Little brown birds. Often sparrows and finches are called little brown birds because they look similar at first glance. Their markings may not be as distinct as chickadees and juncos but after watching them at the bird feeder for awhile and consulting a bird identification book, one can determine what species is visiting.
Certain birds tend to frequent bird feeders in winter more often than others. During this three-week series, I’ll help you identify some of the more common birds at your feeder. All of the following birds have been attracted to sunflower seeds.
These brown and yellow birds may visit your feeder one year and not the next. They wander in response to seed crops which makes them an irruptive species.
Pine siskins are brown, streaky birds with subtle yellow edging on their wings and tails. They come in flocks and twitter constantly.

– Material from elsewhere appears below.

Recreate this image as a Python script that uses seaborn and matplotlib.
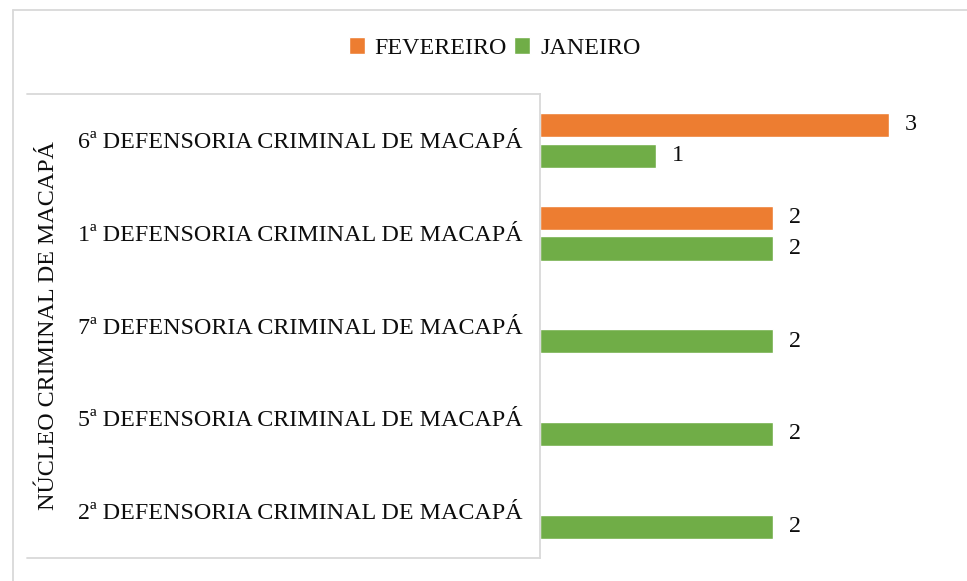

While they particularly like thistle seed at feeders they also eat sunflower seeds. Away from the feeder they eat seeds from conifers, deciduous trees and other plants. They prefer smaller seeds without tough shells and often scavenge under feeders for fragments of larger seeds left by other birds.
Sparrows can be a challenge to identify because they look similar at first. The song sparrow is one of the most familiar North American sparrows.
Song sparrows have a slaty gray and red brown striped head with a streaky brown body. Their white chest and flanks exhibit thick streaks. Song sparrows in the Pacific Northwest are darker and more heavily streaked then elsewhere.
In the fall, juvenile song sparrows band together to form flocks.
The rosy red face, upper breast and rump help identify the male house finch. The rest of the bird is streaky brown and cream.
If you notice a male house finch at your feeder, a female may be hanging around. Females don’t have red coloring and are plain grayish-brown with streaks.
House finches tend to gather at feeders or nearby trees in large flocks, often taking over the feeder as they sit and shell the seeds right there.
In the winter, the male American goldfinch isn’t as vibrantly-colored as in the summer. Instead both the male and female are a dull yellow with blackish wings and two pale wingbars.
Goldfinches lack a streaking pattern which is one way to tell them apart from pine siskins. Goldfinches, pine siskins and common redpolls often flock together.
Goldfinches are strictly vegetarian and eat a variety of seeds–mainly sunflower and thistle seeds from feeders or the ground below feeders.